Salah satu audience Ajat Lion berpendapat yang terjadi di Wadas saat ini bukan hanya mengenai krisis iklim tapi juga krisis kemanusiaan. Menurutnya proyek pembangunan bendungan di Wadas bukan untuk warga, melainkan untuk kepentingan pariwisata yang akan menimbulkan krisis iklim dan krisis kemanusiaan.
“Mengapa Undang-undang Minerba harus dicabut dan ditolak, mengapa terkait dengan undang undang Omnibus Law juga harus ditolak, karena persoalannya saat ini bukan hanya tentang perusakan lingkungan, kita bukan cuma bicara krisis iklim sebenarnya, tapi ini tentang krisis kemanusiaan,” tegasnya.
Bukan hanya Ajat yang merasakan dampak dari proyek penambangan di Wadas, perwakilan dari Ruang Hidup Institut, Syifa juga turut prihatin dengan kondisi krisis iklim dan krisis kemanusiaan yang terjadi di Wadas.

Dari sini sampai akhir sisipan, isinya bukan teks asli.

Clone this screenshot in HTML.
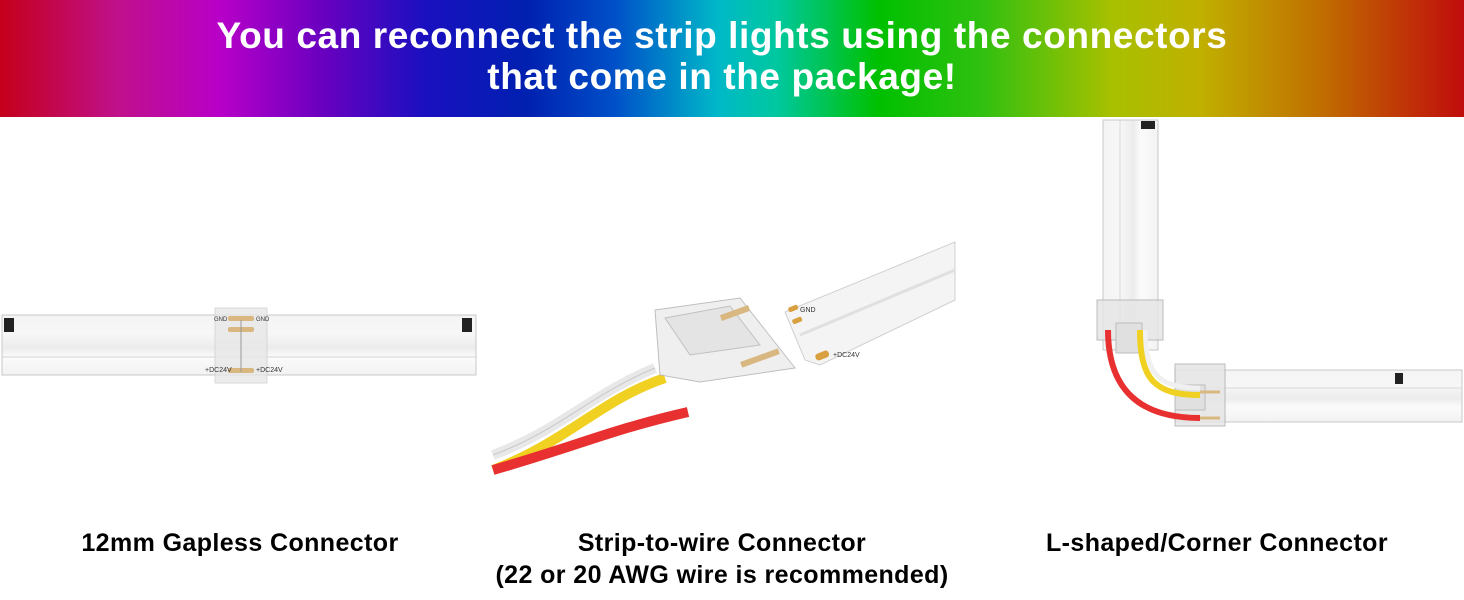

Sehingga hal tersebut berdampak buruk kepada kehidupan masyarakat di sana.
“Ternyata kasusnya Wadas itu lebih terdengar daripada lokasi Wadas itu sendiri, jadi prihatin mungkin ya. Karena ternyata yang terekspos itu bukan hal-hal yang bagusnya malah yang terkespos itu hal hal permasalahan lahan, penggusuran paksa, dan pembangunan bendungannya itu,” ujar Syifa.
Ia berharap pemerintah dapat menanggapi kasus tersebut dengan adanya regulasi untuk meminimalisir kerusakan yang akan ditimbulkan. “Harusnya ada regulasi yang mengatur itu, agar kerusakan yang ditimbulkan itu ga terlalu parah. Seharusnya pemerintah hadir di sisi kita untuk menanggapi kasus tersebut. Namun sekarang yang kita lihat pemerintah seolah olah hanya memikirkan keuntungan,” tutupnya.